The airplane struck the ridge 50 feet below its crest adjacent to Baxter Pass, which has an elevation of 8,786 feet. The accident site was six miles east of the Victor airway the pilot was tracking and eight miles west of Douglas Pass, the route the pilot planned. Both of the occupants were killed.

Rookie Mistake?
VFR into IMC, right? An easy open and shut case. A rookie mistake.The pilot had been issued a commercial license for SEL, MEL and Instrument nearly 30 years earlier. After he retired as an engineer, he became a flight instructor a year before the crash. He had logged some 600 hours of instrument flight, including 334 actual, during his nearly 4,100 hours of flying. His BFR was in order and he was instrument current.

A review of the pilots logbooks shows fairly meticulous attention to detail. The 210 just one of his airplanes. He also owned a Pitts S-2AE he had built himself, completing it in 1982.

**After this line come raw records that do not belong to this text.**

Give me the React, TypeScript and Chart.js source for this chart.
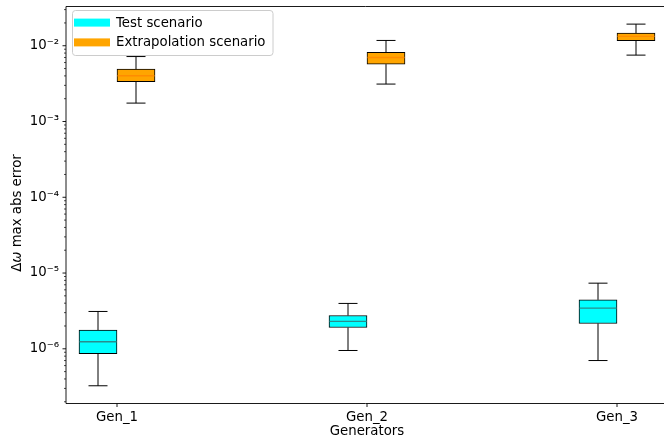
import React, { useEffect, useRef } from "react";
import { Chart, registerables } from "chart.js";

Chart.register(...registerables);

const CATEGORIES = ["Gen_1", "Gen_2", "Gen_3"];
const SERIES_NAMES = ["Test scenario", "Extrapolation scenario"];

const TEST_MIN = [3.25e-7, 9.5e-7, 7.0e-7];
const TEST_Q1 = [8.6e-7, 1.91e-6, 2.16e-6];
const TEST_MED = [1.24e-6, 2.3e-6, 3.44e-6];
const TEST_Q3 = [1.77e-6, 2.75e-6, 4.43e-6];
const TEST_MAX = [3.11e-6, 3.97e-6, 7.35e-6];

const EXT_MIN = [1.75e-3, 3.12e-3, 7.52e-3];
const EXT_Q1 = [3.35e-3, 5.72e-3, 1.165e-2];
const EXT_MED = [4.02e-3, 7.0e-3, 1.33e-2];
const EXT_Q3 = [4.92e-3, 8.16e-3, 1.466e-2];
const EXT_MAX = [7.2e-3, 1.175e-2, 1.93e-2];

const Y_DECADES = [1e-6, 1e-5, 1e-4, 1e-3, 1e-2];
const Y_LABELS = ["10⁻⁶", "10⁻⁵", "10⁻⁴", "10⁻³", "10⁻²"];

const COLORS = ["#00ffff", "#ffa500"];
const MEDIAN_COLORS = ["#2a8c8c", "#ff8c00"];

const Y_MIN = Math.pow(10, -6.722);
const Y_MAX = Math.pow(10, -1.482);
const X_MIN = 0.796;
const X_MAX = 3.188;

const FONT = "DejaVu Sans";
const FS = 13.3;

const STATS = [
  { min: TEST_MIN, q1: TEST_Q1, med: TEST_MED, q3: TEST_Q3, max: TEST_MAX },
  { min: EXT_MIN, q1: EXT_Q1, med: EXT_MED, q3: EXT_Q3, max: EXT_MAX },
];

const overlay = {
  id: "overlay",
  afterDatasetsDraw(chart: any) {
    const ctx = chart.ctx;
    const ys = chart.scales.y;
    ctx.save();
    STATS.forEach((s, di) => {
      const meta = chart.getDatasetMeta(di);
      meta.data.forEach((el: any, j: number) => {
        const x = el.x;
        const half = el.width / 2;
        const pMin = ys.getPixelForValue(s.min[j]);
        const pQ1 = ys.getPixelForValue(s.q1[j]);
        const pMed = ys.getPixelForValue(s.med[j]);
        const pQ3 = ys.getPixelForValue(s.q3[j]);
        const pMax = ys.getPixelForValue(s.max[j]);
        ctx.strokeStyle = "#000";
        ctx.lineWidth = 1;
        ctx.beginPath();
        ctx.moveTo(x, pQ1);
        ctx.lineTo(x, pMin);
        ctx.moveTo(x, pQ3);
        ctx.lineTo(x, pMax);
        ctx.moveTo(x - half / 2, pMin);
        ctx.lineTo(x + half / 2, pMin);
        ctx.moveTo(x - half / 2, pMax);
        ctx.lineTo(x + half / 2, pMax);
        ctx.stroke();
        ctx.strokeStyle = MEDIAN_COLORS[di];
        ctx.lineWidth = 1.4;
        ctx.beginPath();
        ctx.moveTo(x - half + 0.5, pMed);
        ctx.lineTo(x + half - 0.5, pMed);
        ctx.stroke();
      });
    });
    ctx.restore();
  },
  afterDraw(chart: any) {
    const ctx = chart.ctx;
    const ys = chart.scales.y;
    const xs = chart.scales.x;
    const a = chart.chartArea;
    ctx.save();
    ctx.strokeStyle = "#000";
    ctx.lineWidth = 0.9;
    ctx.beginPath();
    ctx.moveTo(a.left, a.top);
    ctx.lineTo(a.left, a.bottom);
    ctx.lineTo(a.right + 2, a.bottom);
    ctx.moveTo(a.left, a.top);
    ctx.lineTo(a.right + 2, a.top);
    ctx.stroke();
    ys.ticks.forEach((t: any) => {
      const p = ys.getPixelForValue(t.value);
      const major = Y_DECADES.some((d) => Math.abs(d - t.value) / d < 1e-6);
      ctx.lineWidth = major ? 0.9 : 0.7;
      ctx.beginPath();
      ctx.moveTo(a.left, p);
      ctx.lineTo(a.left - (major ? 3.5 : 2), p);
      ctx.stroke();
    });
    xs.ticks.forEach((t: any) => {
      const p = xs.getPixelForValue(t.value);
      ctx.lineWidth = 0.9;
      ctx.beginPath();
      ctx.moveTo(p, a.bottom);
      ctx.lineTo(p, a.bottom + 3.5);
      ctx.stroke();
    });
    ctx.fillStyle = "#000";
    ctx.font = `${FS}px "${FONT}"`;
    ctx.textAlign = "center";
    ctx.textBaseline = "middle";
    const midX = xs.getPixelForValue((1 + CATEGORIES.length) / 2);
    ctx.fillText("Generators", midX, 432);
    const partA = "Δ";
    const partB = "ω";
    const partC = " max abs error";
    ctx.font = `${FS}px "${FONT}"`;
    const wA = ctx.measureText(partA).width;
    const wC = ctx.measureText(partC).width;
    ctx.font = `italic ${FS}px "${FONT}"`;
    const wB = ctx.measureText(partB).width;
    const total = wA + wB + wC;
    ctx.translate(18, 213);
    ctx.rotate(-Math.PI / 2);
    ctx.textAlign = "left";
    let cx = -total / 2;
    ctx.font = `${FS}px "${FONT}"`;
    ctx.fillText(partA, cx, 0);
    cx += wA;
    ctx.font = `italic ${FS}px "${FONT}"`;
    ctx.fillText(partB, cx, 0);
    cx += wB;
    ctx.font = `${FS}px "${FONT}"`;
    ctx.fillText(partC, cx, 0);
    ctx.setTransform(1, 0, 0, 1, 0, 0);
    const lx = 72.5, ly = 10.5, lw = 200.5, lh = 45, r = 3;
    ctx.beginPath();
    ctx.moveTo(lx + r, ly);
    ctx.lineTo(lx + lw - r, ly);
    ctx.quadraticCurveTo(lx + lw, ly, lx + lw, ly + r);
    ctx.lineTo(lx + lw, ly + lh - r);
    ctx.quadraticCurveTo(lx + lw, ly + lh, lx + lw - r, ly + lh);
    ctx.lineTo(lx + r, ly + lh);
    ctx.quadraticCurveTo(lx, ly + lh, lx, ly + lh - r);
    ctx.lineTo(lx, ly + r);
    ctx.quadraticCurveTo(lx, ly, lx + r, ly);
    ctx.closePath();
    ctx.fillStyle = "rgba(255,255,255,0.8)";
    ctx.fill();
    ctx.strokeStyle = "#cccccc";
    ctx.lineWidth = 1;
    ctx.stroke();
    SERIES_NAMES.forEach((name, i) => {
      const rowY = 22.6 + i * 19.8;
      ctx.fillStyle = COLORS[i];
      ctx.fillRect(74, rowY - 4, 36, 8);
      ctx.fillStyle = "#000";
      ctx.font = `${FS}px "${FONT}"`;
      ctx.textAlign = "left";
      ctx.textBaseline = "middle";
      ctx.fillText(name, 116, rowY + 0.5);
    });
    ctx.restore();
  },
};

export default function App() {
  const ref = useRef<HTMLCanvasElement | null>(null);
  useEffect(() => {
    document.body.style.margin = "0";
    const canvas = ref.current;
    if (!canvas) return;
    const datasets = STATS.map((s, di) => ({
      label: SERIES_NAMES[di],
      data: CATEGORIES.map((_, j) => ({ x: j + 1, y: [s.q1[j], s.q3[j]] })),
      backgroundColor: COLORS[di],
      borderColor: "#000",
      borderWidth: 1,
      borderSkipped: false,
      barThickness: 38,
    }));
    const chart = new Chart(canvas, {
      type: "bar",
      data: { datasets: datasets as any },
      options: {
        animation: false,
        responsive: false,
        devicePixelRatio: 1,
        layout: { padding: { top: 6.5, left: 0, right: 0, bottom: 0 } },
        plugins: { legend: { display: false }, tooltip: { enabled: false } },
        scales: {
          x: {
            type: "linear",
            offset: false,
            min: X_MIN,
            max: X_MAX,
            grid: { display: false, drawTicks: false, offset: false },
            border: { display: false },
            afterBuildTicks: (scale: any) => {
              scale.ticks = CATEGORIES.map((_, i) => ({ value: i + 1 }));
            },
            afterFit: (scale: any) => {
              scale.height = 41.5;
              scale.paddingLeft = 0;
              scale.paddingRight = 0;
            },
            ticks: {
              autoSkip: false,
              maxRotation: 0,
              padding: 6,
              color: "#000",
              font: { family: FONT, size: FS },
              callback: (v: any) => CATEGORIES[Math.round(Number(v)) - 1] ?? "",
            },
          },
          y: {
            type: "logarithmic",
            min: Y_MIN,
            max: Y_MAX,
            grid: { display: false, drawTicks: false },
            border: { display: false },
            afterBuildTicks: (scale: any) => {
              const ticks: any[] = [];
              for (let e = -7; e <= -1; e++) {
                for (let m = 1; m <= 9; m++) {
                  const v = m * Math.pow(10, e);
                  if (v >= Y_MIN && v <= Y_MAX) ticks.push({ value: v, major: m === 1 });
                }
              }
              scale.ticks = ticks;
            },
            afterFit: (scale: any) => {
              scale.width = 66;
              scale.paddingTop = 0;
              scale.paddingBottom = 0;
            },
            ticks: {
              autoSkip: false,
              padding: 7,
              color: "#000",
              font: { family: FONT, size: FS },
              callback: (v: any) => {
                const idx = Y_DECADES.findIndex((d) => Math.abs(d - Number(v)) / d < 1e-6);
                return idx >= 0 ? Y_LABELS[idx] : "";
              },
            },
          },
        },
      },
      plugins: [overlay],
    });
    return () => chart.destroy();
  }, []);
  return (
    <div style={{ width: 664, height: 445 }}>
      <canvas ref={ref} width={664} height={445} style={{ display: "block" }} />
    </div>
  );
}
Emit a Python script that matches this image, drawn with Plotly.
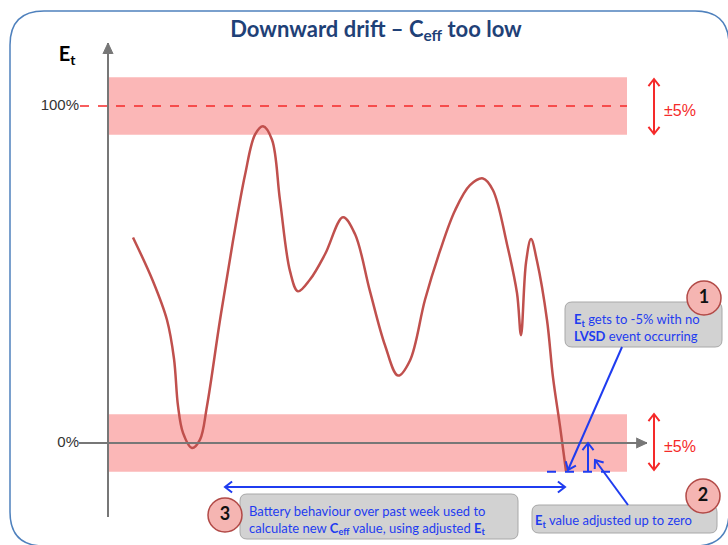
import math
import plotly.graph_objects as go

# ---------------- data (time units, Et in %) ----------------
t_vals = [2.5, 4.5, 5.9, 6.6, 7.0, 7.5, 8.4, 9.2, 9.9, 11.2, 12.5, 13.7, 14.7, 15.5,
          16.4, 17.2, 18.2, 19.0, 20.2, 21.7, 23.5, 24.7, 26.2, 27.7, 29.0, 30.2,
          31.7, 33.2, 34.7, 36.2, 37.5, 38.5, 39.9, 40.9, 41.3, 41.8, 42.3, 42.9,
          43.9, 44.5, 45.2, 45.8]
et_vals = [61, 48, 36.5, 25, 11, 3, -1.5, 1, 11, 36.5, 60, 79.5, 91.5, 94,
           90, 72, 51, 45, 48.5, 56, 67, 62, 45, 29, 20, 24.5,
           42.5, 57, 69, 76.5, 78.5, 75, 59, 44.5, 32, 53.5, 60.5, 54,
           36.5, 19.5, 5, -8.3]
band_centers = [100, 0]
band_half = 8.5
tick_vals = [0, 100]
tick_labels = ["0%", "100%"]
band_label = "±5%"
adjusted_low = -8.5
week_start, week_end = 11.7, 45.7

# ---------------- layout helpers (pixel -> data) ----------------
W, H = 728, 545
X0PX, XS, Y0PX, YS = 108, 10.0, 443, 3.37
def dx(px): return (px - X0PX) / XS
def dy(py): return (Y0PX - py) / YS
def px_of_x(x): return X0PX + x * XS
def py_of_y(y): return Y0PX - y * YS

FONT = "Lato"
BLUE = "#1f3cf0"
RED = "#f52a2a"
CURVE = "#c0504d"
GRAY = "#777777"
PINK = "rgba(250,170,170,0.85)"

def rrect(x0, y0, x1, y1, r):
    p = lambda a, b: f"{dx(a):.4f},{dy(b):.4f}"
    return (f"M {p(x0+r,y0)} L {p(x1-r,y0)} Q {p(x1,y0)} {p(x1,y0+r)} "
            f"L {p(x1,y1-r)} Q {p(x1,y1)} {p(x1-r,y1)} L {p(x0+r,y1)} "
            f"Q {p(x0,y1)} {p(x0,y1-r)} L {p(x0,y0+r)} Q {p(x0,y0)} {p(x0+r,y0)} Z")

fig = go.Figure()

shapes = []
for c in band_centers:
    shapes.append(dict(type="rect", xref="x", yref="y", x0=dx(109), x1=dx(627),
                       y0=c - band_half, y1=c + band_half, fillcolor=PINK,
                       line=dict(width=0), layer="below"))
shapes.append(dict(type="line", xref="x", yref="y", x0=dx(80), x1=dx(627),
                   y0=tick_vals[1], y1=tick_vals[1],
                   line=dict(color=RED, width=1.5, dash="dash")))
shapes.append(dict(type="line", xref="x", yref="y", x0=dx(547), x1=dx(612),
                   y0=adjusted_low, y1=adjusted_low,
                   line=dict(color=BLUE, width=2, dash="dash")))
shapes.append(dict(type="path", xref="x", yref="y", path=rrect(10, 11, 729, 546, 34),
                   line=dict(color="#4f81bd", width=1.5), fillcolor="rgba(0,0,0,0)"))
for (x0, y0, x1, y1) in [(565, 302, 722, 347), (532, 505, 717, 533), (240, 494, 518, 539)]:
    shapes.append(dict(type="path", xref="x", yref="y", path=rrect(x0, y0, x1, y1, 7),
                       line=dict(color="#a8a8a8", width=1), fillcolor="#d2d2d2",
                       layer="below"))
for (cx, cy) in [(704, 298), (703, 496), (225, 515)]:
    r = 17
    shapes.append(dict(type="circle", xref="x", yref="y", x0=dx(cx - r), x1=dx(cx + r),
                       y0=dy(cy + r), y1=dy(cy - r), fillcolor="#f5b5b2",
                       line=dict(color="#b24a47", width=1.5), layer="below"))

fig.add_trace(go.Scatter(x=t_vals, y=et_vals, mode="lines",
                         line=dict(color=CURVE, width=2.5, shape="spline", smoothing=1.0),
                         hoverinfo="skip"))

def head(tipx, tipy, ux, uy, color, width, filled, L, halfang):
    """tip in pixels, (ux,uy) unit direction of travel in pixels."""
    pts = []
    for s in (1, -1):
        a = math.radians(halfang) * s
        bx = -(ux * math.cos(a) - uy * math.sin(a))
        by = -(ux * math.sin(a) + uy * math.cos(a))
        pts.append((tipx + L * bx, tipy + L * by))
    xs = [dx(pts[0][0]), dx(tipx), dx(pts[1][0])]
    ys = [dy(pts[0][1]), dy(tipy), dy(pts[1][1])]
    if filled:
        fig.add_trace(go.Scatter(x=xs, y=ys, mode="lines", fill="toself", fillcolor=color,
                                 line=dict(color=color, width=1), hoverinfo="skip"))
    else:
        fig.add_trace(go.Scatter(x=xs, y=ys, mode="lines",
                                 line=dict(color=color, width=width), hoverinfo="skip"))

def arrow(hx, hy, tx, ty, color, width=2, both=False, filled=False, L=9, halfang=38):
    """hx,hy head / tx,ty tail in data coordinates."""
    fig.add_trace(go.Scatter(x=[tx, hx], y=[ty, hy], mode="lines",
                             line=dict(color=color, width=width), hoverinfo="skip"))
    hpx, hpy, tpx, tpy = px_of_x(hx), py_of_y(hy), px_of_x(tx), py_of_y(ty)
    n = math.hypot(hpx - tpx, hpy - tpy)
    ux, uy = (hpx - tpx) / n, (hpy - tpy) / n
    head(hpx, hpy, ux, uy, color, width, filled, L, halfang)
    if both:
        head(tpx, tpy, -ux, -uy, color, width, filled, L, halfang)

# axes
arrow(0, dy(43), 0, dy(517), GRAY, width=2, filled=True, L=12, halfang=25)
arrow(dx(647), 0, dx(79), 0, GRAY, width=2, filled=True, L=12, halfang=25)
# ±5% arrows
arrow(dx(654), dy(79), dx(654), dy(134), RED, both=True)
arrow(dx(654), dy(414), dx(654), dy(470), RED, both=True)
# blue arrows
arrow(dx(568), dy(470), dx(622), dy(347), BLUE)
arrow(dx(588), dy(443), dx(588), adjusted_low, BLUE)
arrow(dx(595), dy(460), dx(628), dy(505), BLUE)
arrow(week_start, dy(487), week_end, dy(487), BLUE, both=True)

def label(x, y, text, size, color, pos="middle center", family=FONT):
    fig.add_trace(go.Scatter(x=[x], y=[y], mode="text", text=[text], textposition=pos,
                             textfont=dict(family=family, size=size, color=color),
                             hoverinfo="skip", cliponaxis=False))

label(dx(376), dy(31), "<b>Downward drift – C<sub>eff</sub> too low</b>", 22, "#1f4177")
label(dx(67), dy(56), "<b>E<sub>t</sub></b>", 20, "#000000")
for v, s in zip(tick_vals, tick_labels):
    label(dx(79), v, s, 15, "#333333", pos="middle left", family="Liberation Sans")
label(dx(664), dy(112), band_label, 16, RED, pos="middle right", family="Liberation Sans")
label(dx(664), dy(448), band_label, 16, RED, pos="middle right", family="Liberation Sans")
label(dx(574), dy(329), "<b>E<sub>t</sub></b> gets to -5% with no<br><b>LVSD</b> event occurring",
      13, BLUE, pos="middle right")
label(dx(535), dy(522), "<b>E<sub>t</sub></b> value adjusted up to zero", 13, BLUE, pos="middle right")
label(dx(249), dy(521),
      "Battery behaviour over past week used to<br>calculate new <b>C<sub>eff</sub></b> value, using adjusted <b>E<sub>t</sub></b>",
      13, BLUE, pos="middle right")
for (cx, cy, n) in [(704, 298, "1"), (703, 496, "2"), (225, 515, "3")]:
    label(dx(cx), dy(cy), f"<b>{n}</b>", 18, "#111111")

fig.update_layout(
    width=W, height=H, margin=dict(l=0, r=0, t=0, b=0),
    paper_bgcolor="white", plot_bgcolor="white", showlegend=False,
    xaxis=dict(range=[dx(0), dx(W)], visible=False, fixedrange=True),
    yaxis=dict(range=[dy(H), dy(0)], visible=False, fixedrange=True),
    shapes=shapes,
)
fig.write_html("out.html", config={"displayModeBar": False},
               post_script="document.body.style.margin='0';document.body.style.overflow='hidden';")
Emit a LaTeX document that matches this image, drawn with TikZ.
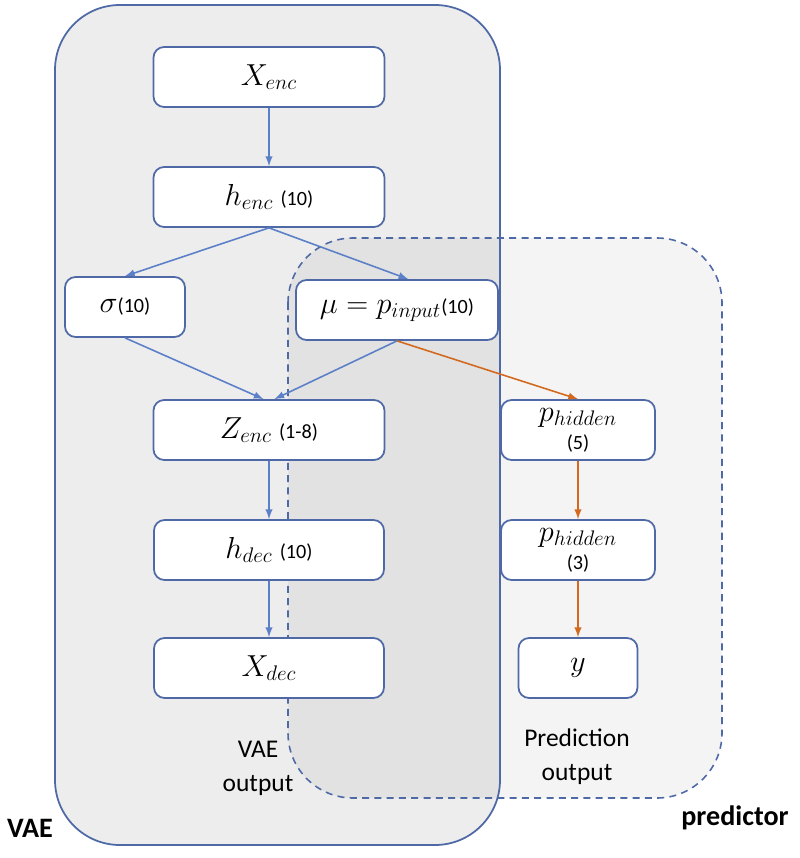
\documentclass[tikz,border=0pt]{standalone}
\usepackage{fontspec}
\setmainfont{Carlito}
\definecolor{boxblue}{HTML}{4F69A6}
\definecolor{arrblue}{HTML}{5B80C8}
\definecolor{arrorange}{HTML}{D2691E}
\definecolor{vaegray}{HTML}{EDEDED}
\newcommand\dims[1]{{\fontsize{11.5}{12}\selectfont #1}}
\tikzstyle{layer}=[draw=boxblue, line width=1pt, fill=white, rounded corners=6pt, minimum height=1.2cm, inner sep=2pt, font=\fontsize{18}{19}\selectfont]
\tikzstyle{flow}=[->, arrblue, line width=.9pt]
\tikzstyle{pred}=[->, arrorange, line width=.9pt]
\tikzstyle{caption}=[align=center, font=\fontsize{14.5}{19.5}\selectfont]
\tikzstyle{group}=[font=\fontsize{16}{18}\selectfont\bfseries]

\begin{document}
\begin{tikzpicture}[>=latex, x=.02cm, y=-.02cm]
    \useasboundingbox (0,0) rectangle (800,858);

    % Groups
    \fill[vaegray, rounded corners=1.3cm] (55,5) rectangle (500,845);
    \fill[black, fill opacity=.045, rounded corners=1.3cm] (288,238) rectangle (722,798);
    \draw[boxblue, line width=1pt, rounded corners=1.3cm] (55,5) rectangle (500,845);
    \draw[boxblue, line width=.9pt, dash pattern=on 4pt off 3pt, rounded corners=1.3cm] (288,238) rectangle (722,798);

    % Layers
    \draw (269,77) node[layer, minimum width=4.62cm] (xenc) {$X_{enc}$};
    \draw (269,197) node[layer, minimum width=4.62cm] (henc) {$h_{enc}$ \dims{(10)}};
    \draw (125,307) node[layer, minimum width=2.4cm] (sigma) {$\sigma$\dims{(10)}};
    \draw (397,310) node[layer, minimum width=4.04cm] (mu) {$\mu = p_{input}$\dims{(10)}};
    \draw (269,430) node[layer, minimum width=4.62cm] (zenc) {$Z_{enc}$ \dims{(1-8)}};
    \draw (269,550) node[layer, minimum width=4.6cm] (hdec) {$h_{dec}$ \dims{(10)}};
    \draw (269,668) node[layer, minimum width=4.6cm] (xdec) {$X_{dec}$};
    \draw (578,430) node[layer, minimum width=3.08cm, align=center] (phid5) {$p_{hidden}$\\[-3pt]\dims{(5)}};
    \draw (578,550) node[layer, minimum width=3.08cm, align=center] (phid3) {$p_{hidden}$\\[-3pt]\dims{(3)}};
    \draw (578,668) node[layer, minimum width=2.38cm] (y) {$y$};

    % Labels
    \draw (258,768) node[caption] (vaeout) {VAE\\output};
    \draw (577,757) node[caption] (predout) {Prediction\\output};
    \draw (30,828) node[group] (vaelbl) {VAE};
    \draw (735,818) node[group] (predlbl) {predictor};

    % Connections
    \draw[flow] (xenc) -- (henc);
    \draw[flow] (henc.south) -- (sigma.north);
    \draw[flow] (henc.south) -- (mu.70);
    \draw[flow] (sigma.south) -- (zenc.100);
    \draw[flow] (mu.south) -- (zenc.80);
    \draw[flow] (zenc) -- (hdec);
    \draw[flow] (hdec) -- (xdec);
    \draw[pred] (mu.south) -- (phid5.north);
    \draw[pred] (phid5) -- (phid3);
    \draw[pred] (phid3) -- (y);

\end{tikzpicture}
\end{document}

A review of his logbook for the year prior to the accident shows an active general aviation pilot, usually flying four to six times a month. Sometimes the flights were local flights in the Pitts for less than an hour. Sometimes hed serve as a safety pilot in his 210 or his friends. He gave a few lessons, but was not a very active instructor.

Many of his flights in his 210 were between his base in Arlington, Texas, and Colorado Springs. In 1999, he flew the 210 to Oshkosh for AirVenture.

On paper, this appears to be one guy youd never expect to get into a simple VFR-into-IMC clash. But the radar track is typical for accidents involving controlled flight into terrain during lousy weather. The track essentially follows the intended path until the very end, at which time maybe the last one or two returns show sudden and extreme evasive action.

The dynamics of this flight are things most pilots can relate to. Flying with a spouse in an airplane you know well. Meeting up with friends or relatives. Feeling internal pressure to get there, if for no other reason than you said you would.

But this one is more than that. The pilot was experienced, current and qualified. For whatever reason, he decided he would not go into the clouds without some knowledge of the icing level.

This conviction appears to show the gap in his experience. Midwestern and Northeast pilots who dodge ice regularly know the freezing layer can be in one spot for one Pirep and another spot for the next. By having an out in mind before they start, they know whether theyll descend to warmer air, turn around or push on through.

This pilot, however, did not appear to have such a knowledge base on which to build. He wanted a black and white answer for a question hed asked two briefers.

One gave him a forecast from an Airmet. The other gave no report due to lack of Pireps.

Its easy to say the pilot should have known the only way to find out where the ice is would be to fly up and see if he got dusted. But that knowledge was not part of his experience, however broad the rest of his experience might be.